By Nicole D. Batey,
Special to the AFRO
The University System of Maryland (USM) Board of Regents has named Valerie Sheares Ashby, as the next president of the University of Maryland, Baltimore County (UMBC). She is the first woman and woman of color to hold this position.
“Dr. Ashby is clearly the impressive scholar and dynamic leader we need to build on the strong foundation of inclusive excellence at UMBC,” said Board Chair Linda R. Gooden. “UMBC is a jewel—nationally and internationally recognized for its innovative teaching and path-breaking research. All of this success is due to the dedication and hard work of President Hrabowski and his outstanding team. The Board of Regents knows this legacy will be in good hands with Dr. Ashby. I am grateful to the UMBC presidential search committee, chaired by Regent Michelle Gourdine, for finding such a distinguished leader among so many great candidates.”
Ashby, currently dean of Trinity College of Arts & Sciences at Duke University since 2015, received her B.A. and Ph.D. degrees in chemistry from the University of North Carolina at Chapel Hill (UNC). She elevated the national and international prominence of the humanities and social science departments across the college by investing in faculty- and student-driven strategic areas.
Previously, Ashby served on UNC’s Arts & Sciences Foundation Board of Directors and Research Advisory Council, chaired the College of Arts & Sciences Faculty Diversity Task Force, and directed the UNC National Science Foundation Alliance for Graduate Education and the Professoriate, a foundation aimed at increasing the number of underrepresented students completing doctoral degrees and continuing into the professoriate in science, technology, engineering and math and social, behavioral and economics fields.

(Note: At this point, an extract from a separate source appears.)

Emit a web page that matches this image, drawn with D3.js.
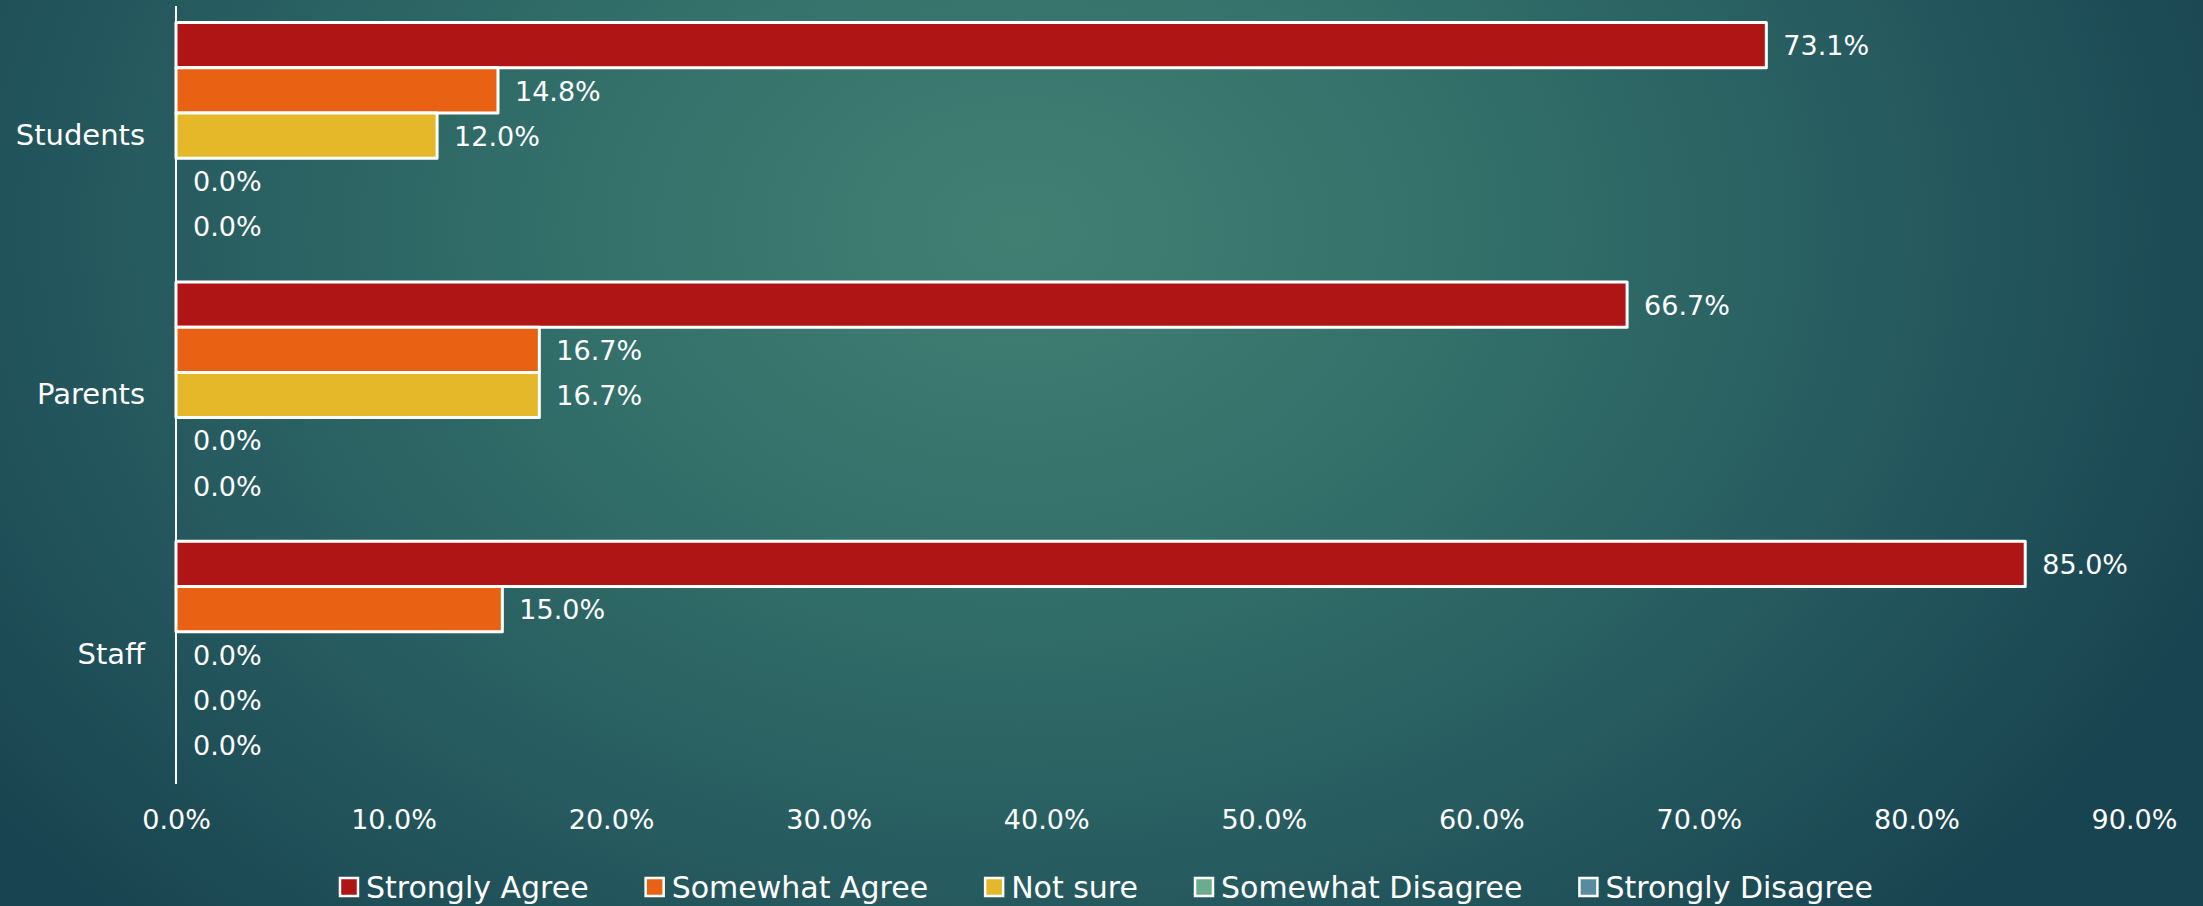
<!DOCTYPE html>
<html>
<head>
<meta charset="utf-8">
<script src="https://cdn.jsdelivr.net/npm/d3@7"></script>
<style>
  html, body { margin: 0; padding: 0; background: #1f4d57; }
  svg { display: block; }
  text { font-family: "DejaVu Sans", sans-serif; fill: #ffffff; }
</style>
</head>
<body>
<script>
const categories = ["Students", "Parents", "Staff"];
const seriesNames = ["Strongly Agree", "Somewhat Agree", "Not sure", "Somewhat Disagree", "Strongly Disagree"];
const stronglyAgree = [73.1, 66.7, 85.0];
const somewhatAgree = [14.8, 16.7, 15.0];
const notSure = [12.0, 16.7, 0.0];
const somewhatDisagree = [0.0, 0.0, 0.0];
const stronglyDisagree = [0.0, 0.0, 0.0];
const xTicks = [0, 10, 20, 30, 40, 50, 60, 70, 80, 90];
const seriesColors = ["#b01515", "#e96213", "#e5b82a", "#6bac8c", "#5a8a9f"];

const seriesValues = [stronglyAgree, somewhatAgree, notSure, somewhatDisagree, stronglyDisagree];

const W = 2203, H = 906;
const svg = d3.select("body").append("svg").attr("width", W).attr("height", H);

// background gradient
const defs = svg.append("defs");
const grad = defs.append("radialGradient").attr("id", "bg")
  .attr("gradientUnits", "userSpaceOnUse")
  .attr("cx", 1020).attr("cy", 230).attr("r", 1300)
  .attr("gradientTransform", "translate(1020,230) scale(1,0.75) translate(-1020,-230)");
grad.append("stop").attr("offset", 0).attr("stop-color", "#427f73");
grad.append("stop").attr("offset", 0.35).attr("stop-color", "#33706a");
grad.append("stop").attr("offset", 0.7).attr("stop-color", "#25595e");
grad.append("stop").attr("offset", 1).attr("stop-color", "#184350");
svg.append("rect").attr("width", W).attr("height", H).attr("fill", "url(#bg)");

const x = d3.scaleLinear().domain([0, 90]).range([176, 2134]);
const y = d3.scaleBand().domain(categories).range([6, 784]).paddingInner(0.128).paddingOuter(0.064);
const ySub = d3.scaleBand().domain(seriesNames).range([0, y.bandwidth()]);

const fs = 27;

// bars
const data = [];
categories.forEach((c, ci) => {
  seriesNames.forEach((s, si) => {
    data.push({ cat: c, series: s, si: si, value: seriesValues[si][ci] });
  });
});

const g = svg.append("g");
g.selectAll("rect.bar").data(data.filter(d => d.value > 0)).join("rect")
  .attr("class", "bar")
  .attr("x", x(0))
  .attr("y", d => y(d.cat) + ySub(d.series))
  .attr("width", d => x(d.value) - x(0))
  .attr("height", ySub.bandwidth())
  .attr("fill", d => seriesColors[d.si])
  .attr("stroke", "#ffffff")
  .attr("stroke-width", 3)
  .attr("stroke-linejoin", "round");

// data labels
g.selectAll("text.lbl").data(data).join("text")
  .attr("class", "lbl")
  .attr("x", d => x(d.value) + 17)
  .attr("y", d => y(d.cat) + ySub(d.series) + ySub.bandwidth() / 2)
  .attr("dy", "0.38em")
  .attr("font-size", fs)
  .text(d => d.value.toFixed(1) + "%");

// y axis line (no ticks)
const yAxis = d3.axisLeft(y).tickSize(0).tickPadding(31);
const yg = svg.append("g").attr("transform", `translate(${x(0)},0)`).call(yAxis);
yg.select(".domain").attr("stroke", "#ffffff").attr("stroke-width", 2).attr("d", `M0,6V784`);
yg.selectAll(".tick text").attr("font-size", 29).attr("font-family", "DejaVu Sans, sans-serif").attr("fill", "#ffffff");

// x axis labels only
const xAxis = d3.axisBottom(x).tickValues(xTicks).tickSize(0).tickPadding(0)
  .tickFormat(d => d.toFixed(1) + "%");
const xg = svg.append("g").attr("transform", `translate(0,810)`).call(xAxis);
xg.select(".domain").remove();
xg.selectAll(".tick text").attr("font-size", fs).attr("font-family", "DejaVu Sans, sans-serif").attr("fill", "#ffffff").attr("dy", "0.71em");

// legend
const leg = svg.append("g");
const items = leg.selectAll("g.item").data(seriesNames).join("g").attr("class", "item");
items.append("rect")
  .attr("x", 1).attr("y", -9).attr("width", 18).attr("height", 18)
  .attr("fill", (d, i) => seriesColors[i])
  .attr("stroke", "#ffffff").attr("stroke-width", 2.5);
items.append("text")
  .attr("x", 27).attr("y", 0).attr("dy", "0.36em")
  .attr("font-size", 30)
  .text(d => d);
const widths = [];
items.each(function () {
  const w = 27 + this.querySelector("text").getComputedTextLength();
  widths.push(w);
});
const gap = 56;
const total = d3.sum(widths) + gap * (widths.length - 1);
let start = 1106 - total / 2;
items.attr("transform", (d, i) => {
  const tx = start;
  start += widths[i] + gap;
  return `translate(${tx},887)`;
});
</script>
</body>
</html>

On August 1, Ashby will succeed UMBC President Freeman A. Hrabowski III, who is retiring after three decades of leading the public university. Hrabowski is a nationally recognized educational leader, celebrated for his results-driven commitment to inclusive excellence, collaborative approach to leadership, and mentorship that pairs high expectations with strong support. He is considered by Ashby herself as a “president’s president”.
Ashby, who counts Hrabowski as a mentor, said she is committed to continue the pursuit of “inclusive excellence” that has been a hallmark of his tenure.
“To follow President Freeman Hrabowski is a distinct privilege,” Ashby said, “as he has been a role model for so many in higher education over the last 30 years, including myself. His extraordinary leadership and dedication to UMBC ensures that I am arriving at a university that is already performing at a very high level. There is no ceiling on what we can achieve from here.”
UMBC has about 10,900 undergraduates, nearly 90 percent from Maryland. About 37 percent identify as White, according to federal data, while 22 percent identify as Asian American, 20 percent as Black or African American, 9 percent as Hispanic or Latino and 5 percent as multiracial. Others are international students or of unknown racial background.
“It is an incredible honor to be asked to lead a university that has excelled in so many ways that are essential both nationally and to me personally – particularly in regards to foregrounding inclusive excellence,” Ashby said. “I have tremendous respect for all the members of the UMBC community and am looking forward to working in partnership with the students, faculty, staff, alumni and friends who are the heart of this institution.”